What needs to be done: Print the entries verbatim, leaving out the images they contain.

— START OF Entries shown —

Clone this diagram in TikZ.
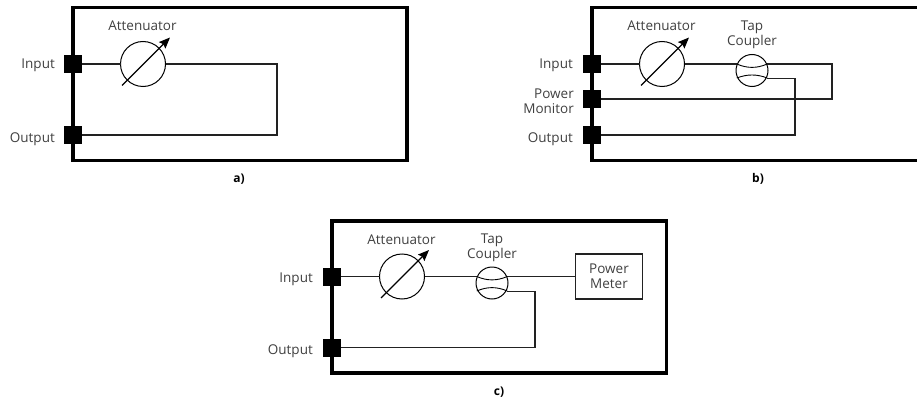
\documentclass[tikz,border=0pt]{standalone}
\usepackage{fontspec}
\setmainfont{Open Sans}
\usetikzlibrary{arrows.meta}
\definecolor{txt}{HTML}{404040}
\definecolor{wire}{HTML}{222222}
\tikzset{
  px/.style={x=1pt,y=-1pt},
  frame/.style={draw=black,line width=3.4pt,miter limit=10},
  port/.style={fill=black,minimum size=18pt,inner sep=0pt,outer sep=0pt,shape=rectangle},
  atten/.style={draw=black,circle,minimum size=45pt,inner sep=0pt,outer sep=0pt,line width=1pt},
  tap/.style={draw=black,circle,minimum size=32pt,inner sep=0pt,outer sep=0pt,line width=1pt},
  wireline/.style={draw=wire,line width=1.1pt},
  adjust/.style={draw=black,line width=1.1pt,-{Stealth[length=11pt,width=9pt,inset=1.5pt]}},
  lbl/.style={text=txt,font=\fontsize{13.5}{15}\selectfont,inner sep=0pt,align=center},
  lblb/.style={lbl,anchor=base},
  lblr/.style={lbl,anchor=base east,align=right},
  lblm/.style={lbl,anchor=east,align=right},
  capt/.style={text=black,font=\fontsize{12}{14}\selectfont\bfseries,inner sep=0pt,anchor=base},
  meter/.style={draw=wire,line width=1.1pt,minimum width=67pt,minimum height=45pt,inner sep=0pt}
}
\begin{document}
\begin{tikzpicture}[px]
\useasboundingbox (0,0) rectangle (917,401);
\clip (0,0) rectangle (917,401);
% ---------- a
\draw[frame] (73,7.5) rectangle (407,160.5);
\node[port] (aI) at (73,64) {};
\node[port] (aO) at (73,135) {};
\node[atten] (aA) at (143,64) {};
\coordinate (aR) at (277,64);
\coordinate (aS) at (277,135);
\draw[wireline] (aI) -- (aA);
\draw[wireline] (aA) -- (aR) -- (aS) -- (aO);
\coordinate (aA1) at (122,85.5);
\coordinate (aA2) at (170,37.5);
\draw[adjust] (aA1) -- (aA2);
\node[lblb] (aAt) at (142.5,31) {Attenuator};
\node[lblr] (aIl) at (55,69) {Input};
\node[lblr] (aOl) at (55,142.5) {Output};
\node[capt] (aC) at (239,182) {a)};
% ---------- b
\draw[frame] (592,7.5) rectangle (928,160.5);
\node[port] (bI) at (592,64) {};
\node[port] (bP) at (592,99) {};
\node[port] (bO) at (592,135) {};
\node[atten] (bA) at (662,64) {};
\node[tap] (bT) at (752,70.5) {};
\coordinate (bT1) at (736.8,64);
\coordinate (bT2) at (767.2,64);
\coordinate (bT3) at (736.8,78);
\coordinate (bT4) at (767.2,78);
\coordinate (bR1) at (832,64);
\coordinate (bR2) at (832,99);
\coordinate (bS1) at (795,78.5);
\coordinate (bS2) at (795,135);
\draw[wireline] (bI) -- (bA);
\draw[wireline] (bA) -- (bT1);
\draw[wireline] (bT2) -- (bR1) -- (bR2) -- (bP);
\draw[wireline] (bT4 |- bS1) -- (bS1) -- (bS2) -- (bO);
\draw[line width=.9pt] (bT1) .. controls (747,68.5) and (757,68.5) .. (bT2);
\draw[line width=.9pt] (bT3) .. controls (747,74) and (757,74) .. (bT4);
\coordinate (bA1) at (641,85.5);
\coordinate (bA2) at (689,37.5);
\draw[adjust] (bA1) -- (bA2);
\node[lblb] (bAt) at (661.5,31) {Attenuator};
\node[lbl] (bTt) at (752,35) {Tap\\Coupler};
\node[lblr] (bIl) at (573,69) {Input};
\node[lblm] (bPl) at (574,101) {Power\\Monitor};
\node[lblr] (bOl) at (573,142.5) {Output};
\node[capt] (bC) at (758,182) {b)};
% ---------- c
\draw[frame] (332,221) rectangle (666.5,373);
\node[port] (cI) at (332,276.5) {};
\node[port] (cO) at (332,347.5) {};
\node[atten] (cA) at (402,276.5) {};
\node[tap] (cT) at (492,283) {};
\node[meter] (cM) at (609,276.5) {};
\node[lbl] (cMt) at (609,276.5) {Power\\Meter};
\coordinate (cT1) at (476.8,276.5);
\coordinate (cT2) at (507.2,276.5);
\coordinate (cT3) at (476.8,291);
\coordinate (cT4) at (507.2,291);
\coordinate (cS1) at (535,291.5);
\coordinate (cS2) at (535,347.5);
\draw[wireline] (cI) -- (cA);
\draw[wireline] (cA) -- (cT1);
\draw[wireline] (cT2) -- (cM.west |- cT2);
\draw[wireline] (cT4 |- cS1) -- (cS1) -- (cS2) -- (cO);
\draw[line width=.9pt] (cT1) .. controls (487,281) and (497,281) .. (cT2);
\draw[line width=.9pt] (cT3) .. controls (487,286.5) and (497,286.5) .. (cT4);
\coordinate (cA1) at (381,298);
\coordinate (cA2) at (429,250);
\draw[adjust] (cA1) -- (cA2);
\node[lblb] (cAt) at (401.5,244) {Attenuator};
\node[lbl] (cTt) at (492,248) {Tap\\Coupler};
\node[lblr] (cIl) at (313,282) {Input};
\node[lblr] (cOl) at (313,354.5) {Output};
\node[capt] (cC) at (499,395) {c)};
\end{tikzpicture}
\end{document}
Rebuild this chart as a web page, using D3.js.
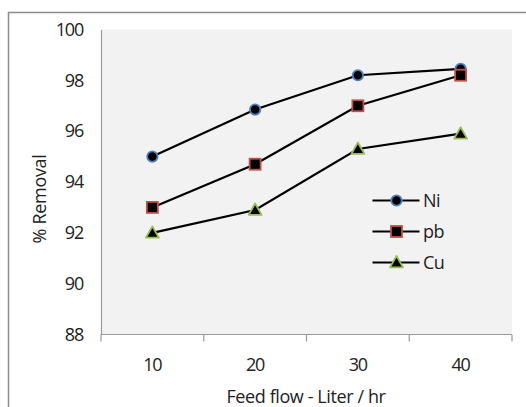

— END OF Entries shown —

Answer to this problem:
Clone this diagram in TikZ.
\documentclass[tikz,border=0pt]{standalone}
\usepackage{fontspec}
\setmainfont{Open Sans}
\usetikzlibrary{arrows.meta}
\definecolor{txt}{HTML}{404040}
\definecolor{wire}{HTML}{222222}
\tikzset{
  px/.style={x=1pt,y=-1pt},
  frame/.style={draw=black,line width=3.4pt,miter limit=10},
  port/.style={fill=black,minimum size=18pt,inner sep=0pt,outer sep=0pt,shape=rectangle},
  atten/.style={draw=black,circle,minimum size=45pt,inner sep=0pt,outer sep=0pt,line width=1pt},
  tap/.style={draw=black,circle,minimum size=32pt,inner sep=0pt,outer sep=0pt,line width=1pt},
  wireline/.style={draw=wire,line width=1.1pt},
  adjust/.style={draw=black,line width=1.1pt,-{Stealth[length=11pt,width=9pt,inset=1.5pt]}},
  lbl/.style={text=txt,font=\fontsize{13.5}{15}\selectfont,inner sep=0pt,align=center},
  lblb/.style={lbl,anchor=base},
  lblr/.style={lbl,anchor=base east,align=right},
  lblm/.style={lbl,anchor=east,align=right},
  capt/.style={text=black,font=\fontsize{12}{14}\selectfont\bfseries,inner sep=0pt,anchor=base},
  meter/.style={draw=wire,line width=1.1pt,minimum width=67pt,minimum height=45pt,inner sep=0pt}
}
\begin{document}
\begin{tikzpicture}[px]
\useasboundingbox (0,0) rectangle (917,401);
\clip (0,0) rectangle (917,401);
% ---------- a
\draw[frame] (73,7.5) rectangle (407,160.5);
\node[port] (aI) at (73,64) {};
\node[port] (aO) at (73,135) {};
\node[atten] (aA) at (143,64) {};
\coordinate (aR) at (277,64);
\coordinate (aS) at (277,135);
\draw[wireline] (aI) -- (aA);
\draw[wireline] (aA) -- (aR) -- (aS) -- (aO);
\coordinate (aA1) at (122,85.5);
\coordinate (aA2) at (170,37.5);
\draw[adjust] (aA1) -- (aA2);
\node[lblb] (aAt) at (142.5,31) {Attenuator};
\node[lblr] (aIl) at (55,69) {Input};
\node[lblr] (aOl) at (55,142.5) {Output};
\node[capt] (aC) at (239,182) {a)};
% ---------- b
\draw[frame] (592,7.5) rectangle (928,160.5);
\node[port] (bI) at (592,64) {};
\node[port] (bP) at (592,99) {};
\node[port] (bO) at (592,135) {};
\node[atten] (bA) at (662,64) {};
\node[tap] (bT) at (752,70.5) {};
\coordinate (bT1) at (736.8,64);
\coordinate (bT2) at (767.2,64);
\coordinate (bT3) at (736.8,78);
\coordinate (bT4) at (767.2,78);
\coordinate (bR1) at (832,64);
\coordinate (bR2) at (832,99);
\coordinate (bS1) at (795,78.5);
\coordinate (bS2) at (795,135);
\draw[wireline] (bI) -- (bA);
\draw[wireline] (bA) -- (bT1);
\draw[wireline] (bT2) -- (bR1) -- (bR2) -- (bP);
\draw[wireline] (bT4 |- bS1) -- (bS1) -- (bS2) -- (bO);
\draw[line width=.9pt] (bT1) .. controls (747,68.5) and (757,68.5) .. (bT2);
\draw[line width=.9pt] (bT3) .. controls (747,74) and (757,74) .. (bT4);
\coordinate (bA1) at (641,85.5);
\coordinate (bA2) at (689,37.5);
\draw[adjust] (bA1) -- (bA2);
\node[lblb] (bAt) at (661.5,31) {Attenuator};
\node[lbl] (bTt) at (752,35) {Tap\\Coupler};
\node[lblr] (bIl) at (573,69) {Input};
\node[lblm] (bPl) at (574,101) {Power\\Monitor};
\node[lblr] (bOl) at (573,142.5) {Output};
\node[capt] (bC) at (758,182) {b)};
% ---------- c
\draw[frame] (332,221) rectangle (666.5,373);
\node[port] (cI) at (332,276.5) {};
\node[port] (cO) at (332,347.5) {};
\node[atten] (cA) at (402,276.5) {};
\node[tap] (cT) at (492,283) {};
\node[meter] (cM) at (609,276.5) {};
\node[lbl] (cMt) at (609,276.5) {Power\\Meter};
\coordinate (cT1) at (476.8,276.5);
\coordinate (cT2) at (507.2,276.5);
\coordinate (cT3) at (476.8,291);
\coordinate (cT4) at (507.2,291);
\coordinate (cS1) at (535,291.5);
\coordinate (cS2) at (535,347.5);
\draw[wireline] (cI) -- (cA);
\draw[wireline] (cA) -- (cT1);
\draw[wireline] (cT2) -- (cM.west |- cT2);
\draw[wireline] (cT4 |- cS1) -- (cS1) -- (cS2) -- (cO);
\draw[line width=.9pt] (cT1) .. controls (487,281) and (497,281) .. (cT2);
\draw[line width=.9pt] (cT3) .. controls (487,286.5) and (497,286.5) .. (cT4);
\coordinate (cA1) at (381,298);
\coordinate (cA2) at (429,250);
\draw[adjust] (cA1) -- (cA2);
\node[lblb] (cAt) at (401.5,244) {Attenuator};
\node[lbl] (cTt) at (492,248) {Tap\\Coupler};
\node[lblr] (cIl) at (313,282) {Input};
\node[lblr] (cOl) at (313,354.5) {Output};
\node[capt] (cC) at (499,395) {c)};
\end{tikzpicture}
\end{document}
Rebuild this chart as a web page, using D3.js.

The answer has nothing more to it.